WHAT IS NEEDED
Repeat the listing that follows, character for character, minus the pictures.

--------------------------------------------------

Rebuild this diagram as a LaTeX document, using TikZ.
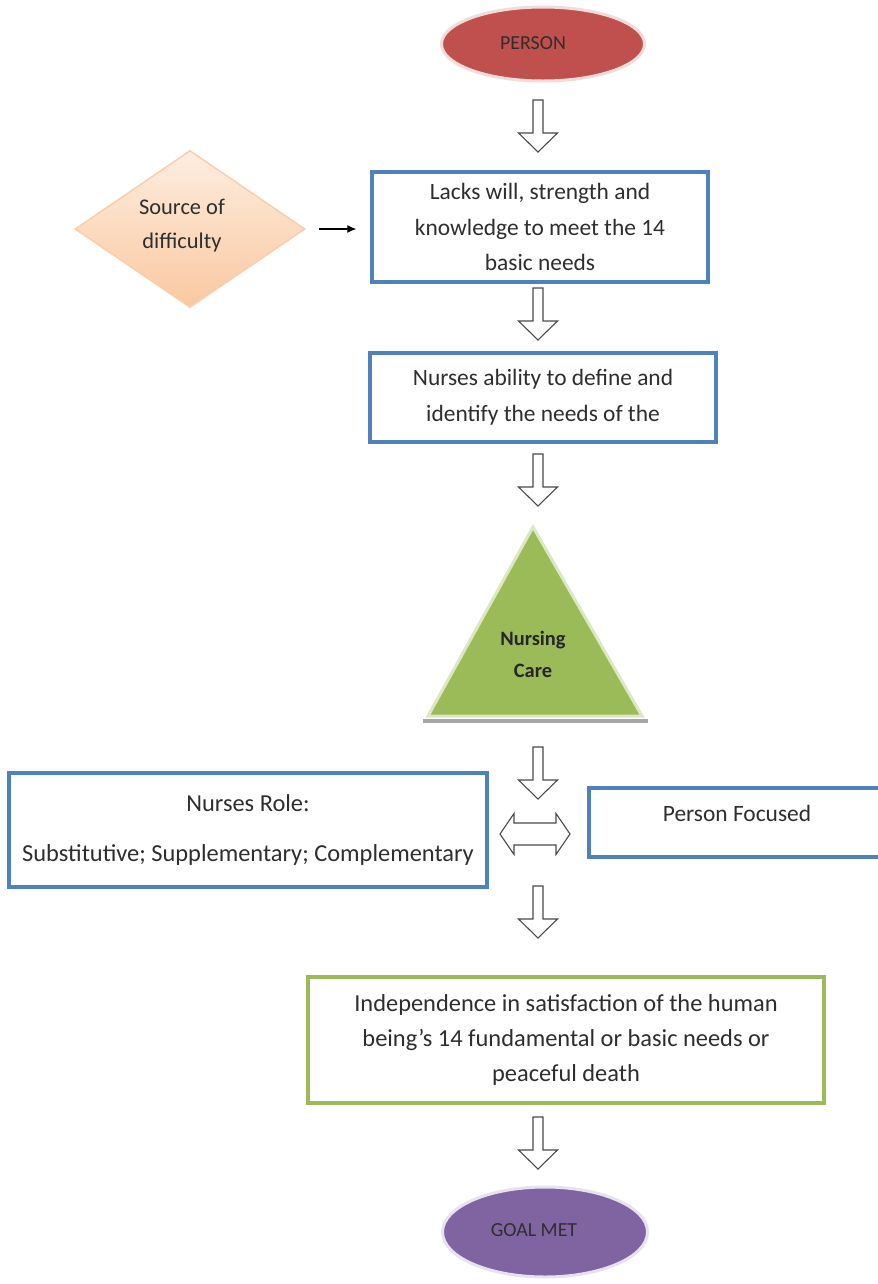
\documentclass[tikz,border=0pt]{standalone}
\usepackage{fontspec}
\setmainfont{Carlito}
\usetikzlibrary{shapes.geometric,arrows.meta}

\definecolor{boxblue}{HTML}{4F81BD}
\definecolor{boxgreen}{HTML}{9BBB59}
\definecolor{trifill}{HTML}{9BBB59}
\definecolor{triedge}{HTML}{DCE8C4}
\definecolor{redfill}{HTML}{C0504D}
\definecolor{rededge}{HTML}{F2DCDB}
\definecolor{purfill}{HTML}{8064A2}
\definecolor{puredge}{HTML}{E8E1F0}
\definecolor{peachtop}{HTML}{FDEDE0}
\definecolor{peachbot}{HTML}{FAC8A0}
\definecolor{peachedge}{HTML}{F6CFAE}
\definecolor{textgray}{HTML}{2E2E2E}
\definecolor{arrowgray}{HTML}{4A4A4A}

\begin{document}
\begin{tikzpicture}[x=1bp,y=-1bp,
  txt/.style={text=textgray, font=\fontsize{23.5}{36}\selectfont, align=center},
  bluebox/.style={txt, draw=boxblue, line width=3.5bp, fill=white, inner sep=0pt},
  greenbox/.style={txt, draw=boxgreen, line width=3.5bp, fill=white, inner sep=0pt},
  oval/.style={ellipse, line width=3bp, inner sep=0pt},
  ovaltext/.style={text=textgray, font=\fontsize{20}{22}\selectfont, inner sep=0pt},
  arrowline/.style={draw=arrowgray, line width=1.1bp, fill=white, line join=miter},
  pics/hollowdown/.style={code={
    \path[arrowline] (-5,-26) -- (5,-26) -- (5,7) -- (19.5,7) -- (0,26)
      -- (-19.5,7) -- (-5,7) -- cycle;}},
  pics/hollowboth/.style={code={
    \path[arrowline] (-35,0) -- (-21,-20.5) -- (-21,-11) -- (21,-11) -- (21,-20.5)
      -- (35,0) -- (21,20.5) -- (21,11) -- (-21,11) -- (-21,20.5) -- cycle;}}
]
\clip (0,0) rectangle (878,1284);
\fill[white] (0,0) rectangle (878,1284);

% start and end ovals, with their labels set a little left of centre
\node[oval, fill=redfill, draw=rededge, minimum width=203bp, minimum height=74bp]
  (person) at (543,44) {};
\node[ovaltext] (personlbl) at (533,43) {PERSON};
\node[oval, fill=purfill, draw=puredge, minimum width=205bp, minimum height=90bp]
  (goal) at (545,1232) {};
\node[ovaltext] (goallbl) at (534,1230) {GOAL MET};

% source of difficulty
\node[diamond, aspect=1.46, top color=peachtop, bottom color=peachbot, draw=peachedge,
  line width=1.5bp, minimum width=230bp, minimum height=157bp, inner sep=0pt]
  (diff) at (190,229) {};
\node[txt, font=\fontsize{22.5}{34}\selectfont] (difflbl) at (182,226)
  {Source of\\difficulty};

% process boxes
\node[bluebox, minimum width=336bp, minimum height=110bp] (lacks) at (540,227)
  {Lacks will, strength and\\knowledge to meet the 14\\basic needs};
\node[bluebox, minimum width=346bp, minimum height=89bp] (ability) at (543,397.5)
  {Nurses ability to define and\\identify the needs of the};

% nursing care triangle
\coordinate (tapex) at (533,527);
\coordinate (tleft) at (428,716);
\coordinate (tright) at (642,716);
\draw[line width=3.5bp, draw=gray!70] (423,721) -- (648,721);
\path[fill=trifill, draw=triedge, line width=3bp, line join=miter]
  (tapex) -- (tright) -- (tleft) -- cycle;
\node[txt, font=\bfseries\fontsize{20.5}{32}\selectfont, text=black!85] (care) at (533,654)
  {Nursing\\Care};

% role boxes
\node[bluebox, minimum width=478bp, minimum height=114bp, font=\fontsize{24.5}{36}\selectfont]
  (role) at (248,830)
  {Nurses Role:\\[14bp]Substitutive; Supplementary; Complementary};
\node[bluebox, minimum width=296bp, minimum height=69bp, text depth=19bp] (focus)
  at (737,822.5) {Person Focused};

% outcome box
\node[greenbox, minimum width=516bp, minimum height=126bp, font=\fontsize{24.5}{35}\selectfont]
  (indep) at (566,1040)
  {Independence in satisfaction of the human\\being's 14 fundamental or basic needs or\\peaceful death};

% connectors
\draw[-{Latex[length=9bp,width=8bp]}, line width=1.2bp, draw=black,
  shorten <=13bp, shorten >=14bp] (diff.east) -- (lacks.west |- diff.east);

\coordinate (a1) at (538,126);
\coordinate (a2) at (538,314);
\coordinate (a3) at (538,480);
\coordinate (a4) at (538,773);
\coordinate (a5) at (538,912);
\coordinate (a6) at (538,1143);
\coordinate (dbl) at (535,834);
\foreach \c in {a1,a2,a3,a4,a5,a6} \pic at (\c) {hollowdown};
\pic at (dbl) {hollowboth};
\end{tikzpicture}
\end{document}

--------------------------------------------------

RESULT
Rebuild this diagram as a LaTeX document, using TikZ.
\documentclass[tikz,border=0pt]{standalone}
\usepackage{fontspec}
\setmainfont{Carlito}
\usetikzlibrary{shapes.geometric,arrows.meta}

\definecolor{boxblue}{HTML}{4F81BD}
\definecolor{boxgreen}{HTML}{9BBB59}
\definecolor{trifill}{HTML}{9BBB59}
\definecolor{triedge}{HTML}{DCE8C4}
\definecolor{redfill}{HTML}{C0504D}
\definecolor{rededge}{HTML}{F2DCDB}
\definecolor{purfill}{HTML}{8064A2}
\definecolor{puredge}{HTML}{E8E1F0}
\definecolor{peachtop}{HTML}{FDEDE0}
\definecolor{peachbot}{HTML}{FAC8A0}
\definecolor{peachedge}{HTML}{F6CFAE}
\definecolor{textgray}{HTML}{2E2E2E}
\definecolor{arrowgray}{HTML}{4A4A4A}

\begin{document}
\begin{tikzpicture}[x=1bp,y=-1bp,
  txt/.style={text=textgray, font=\fontsize{23.5}{36}\selectfont, align=center},
  bluebox/.style={txt, draw=boxblue, line width=3.5bp, fill=white, inner sep=0pt},
  greenbox/.style={txt, draw=boxgreen, line width=3.5bp, fill=white, inner sep=0pt},
  oval/.style={ellipse, line width=3bp, inner sep=0pt},
  ovaltext/.style={text=textgray, font=\fontsize{20}{22}\selectfont, inner sep=0pt},
  arrowline/.style={draw=arrowgray, line width=1.1bp, fill=white, line join=miter},
  pics/hollowdown/.style={code={
    \path[arrowline] (-5,-26) -- (5,-26) -- (5,7) -- (19.5,7) -- (0,26)
      -- (-19.5,7) -- (-5,7) -- cycle;}},
  pics/hollowboth/.style={code={
    \path[arrowline] (-35,0) -- (-21,-20.5) -- (-21,-11) -- (21,-11) -- (21,-20.5)
      -- (35,0) -- (21,20.5) -- (21,11) -- (-21,11) -- (-21,20.5) -- cycle;}}
]
\clip (0,0) rectangle (878,1284);
\fill[white] (0,0) rectangle (878,1284);

% start and end ovals, with their labels set a little left of centre
\node[oval, fill=redfill, draw=rededge, minimum width=203bp, minimum height=74bp]
  (person) at (543,44) {};
\node[ovaltext] (personlbl) at (533,43) {PERSON};
\node[oval, fill=purfill, draw=puredge, minimum width=205bp, minimum height=90bp]
  (goal) at (545,1232) {};
\node[ovaltext] (goallbl) at (534,1230) {GOAL MET};

% source of difficulty
\node[diamond, aspect=1.46, top color=peachtop, bottom color=peachbot, draw=peachedge,
  line width=1.5bp, minimum width=230bp, minimum height=157bp, inner sep=0pt]
  (diff) at (190,229) {};
\node[txt, font=\fontsize{22.5}{34}\selectfont] (difflbl) at (182,226)
  {Source of\\difficulty};

% process boxes
\node[bluebox, minimum width=336bp, minimum height=110bp] (lacks) at (540,227)
  {Lacks will, strength and\\knowledge to meet the 14\\basic needs};
\node[bluebox, minimum width=346bp, minimum height=89bp] (ability) at (543,397.5)
  {Nurses ability to define and\\identify the needs of the};

% nursing care triangle
\coordinate (tapex) at (533,527);
\coordinate (tleft) at (428,716);
\coordinate (tright) at (642,716);
\draw[line width=3.5bp, draw=gray!70] (423,721) -- (648,721);
\path[fill=trifill, draw=triedge, line width=3bp, line join=miter]
  (tapex) -- (tright) -- (tleft) -- cycle;
\node[txt, font=\bfseries\fontsize{20.5}{32}\selectfont, text=black!85] (care) at (533,654)
  {Nursing\\Care};

% role boxes
\node[bluebox, minimum width=478bp, minimum height=114bp, font=\fontsize{24.5}{36}\selectfont]
  (role) at (248,830)
  {Nurses Role:\\[14bp]Substitutive; Supplementary; Complementary};
\node[bluebox, minimum width=296bp, minimum height=69bp, text depth=19bp] (focus)
  at (737,822.5) {Person Focused};

% outcome box
\node[greenbox, minimum width=516bp, minimum height=126bp, font=\fontsize{24.5}{35}\selectfont]
  (indep) at (566,1040)
  {Independence in satisfaction of the human\\being's 14 fundamental or basic needs or\\peaceful death};

% connectors
\draw[-{Latex[length=9bp,width=8bp]}, line width=1.2bp, draw=black,
  shorten <=13bp, shorten >=14bp] (diff.east) -- (lacks.west |- diff.east);

\coordinate (a1) at (538,126);
\coordinate (a2) at (538,314);
\coordinate (a3) at (538,480);
\coordinate (a4) at (538,773);
\coordinate (a5) at (538,912);
\coordinate (a6) at (538,1143);
\coordinate (dbl) at (535,834);
\foreach \c in {a1,a2,a3,a4,a5,a6} \pic at (\c) {hollowdown};
\pic at (dbl) {hollowboth};
\end{tikzpicture}
\end{document}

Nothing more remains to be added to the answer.